Covering parenting and child development issues
“Never forget the nine most important words of any family-
I love you.
You are beautiful.
Please forgive me.” (H. Jackson Brown Jr.)
I apologized to my teenage daughter the other night. It was over something simple, but I made it a point to apologize to her because my initial response had been dismissive, and I thought she deserved the acknowledgment. And it got me thinking: how many parents think apologizing to their kids is unnecessary, or even a sign of weakness?
I've never been shy about apologizing to my daughter. To me, it sets an example in so many ways, not the least of which is teaching her the value of this social nicety. I want her to know that if she has done something to upset or offend another person, she should consider apologizing.

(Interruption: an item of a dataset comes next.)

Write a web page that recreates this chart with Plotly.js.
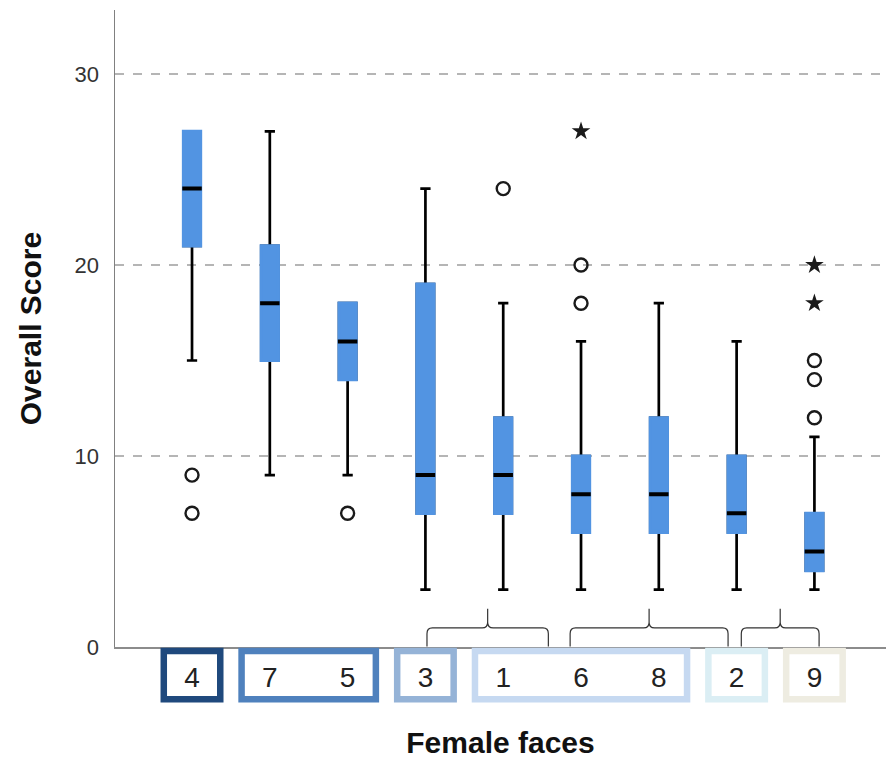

I don't want her apologizing for every perceived misstep - or, worse yet, everything someone else might possibly consider a misstep - but I want her to take responsibility for her actions, especially when those actions offend someone else.
I think apologizing is also a good antidote to perfectionism. The act of apologizing - especially when we apologize without making excuses - acknowledges that we sometimes make mistakes. I don't want my daughter to think I'm perfect (and trust me, she doesn't!) because that gives her an unreasonable standard to live up to. By apologizing to her when I make a mistake, I let her know that I make mistakes, mistakes are okay and they're not the end of the world. A sincere apology can recitify a small mistake, and can keep feelings from festering, turning a small misstep into an irrevocable action.
What is a sincere apology? When I taught elementary school kids about apologies, I told them that a good apology is short, sincere and contains an intention to do better in the future. Repeating "I'm sorry, I'm sorry, I'm so sorry" over and over again is demeaning to both the person delivering the apology and the person receiving it, and should be reserved for great transgressions for which an apology may not be sufficient.
Saying I'm sorry when you don't mean it is equally ineffective. We've all been on the end of "Well, I'm sorry, then!" apologies that make us feel worse than no apology at all. And saying I'm sorry without intending to do better in the future is equally hollow. Why bother to apologize at all if you have no intention of changing the behavior that offended the person in the first place?
Perhaps it's the complex nature of a good apology that makes so many of us shy away from them. While uttering the words, "I'm sorry" is easy, apologizing in a way that improves the situation is a nothing short of an art. When we add the obscuring cloud of emotion to the equation, apologizing is never as easy as it sounds.
How about you? Do you apologize to your kids? Is this all simpler than I am making it sound?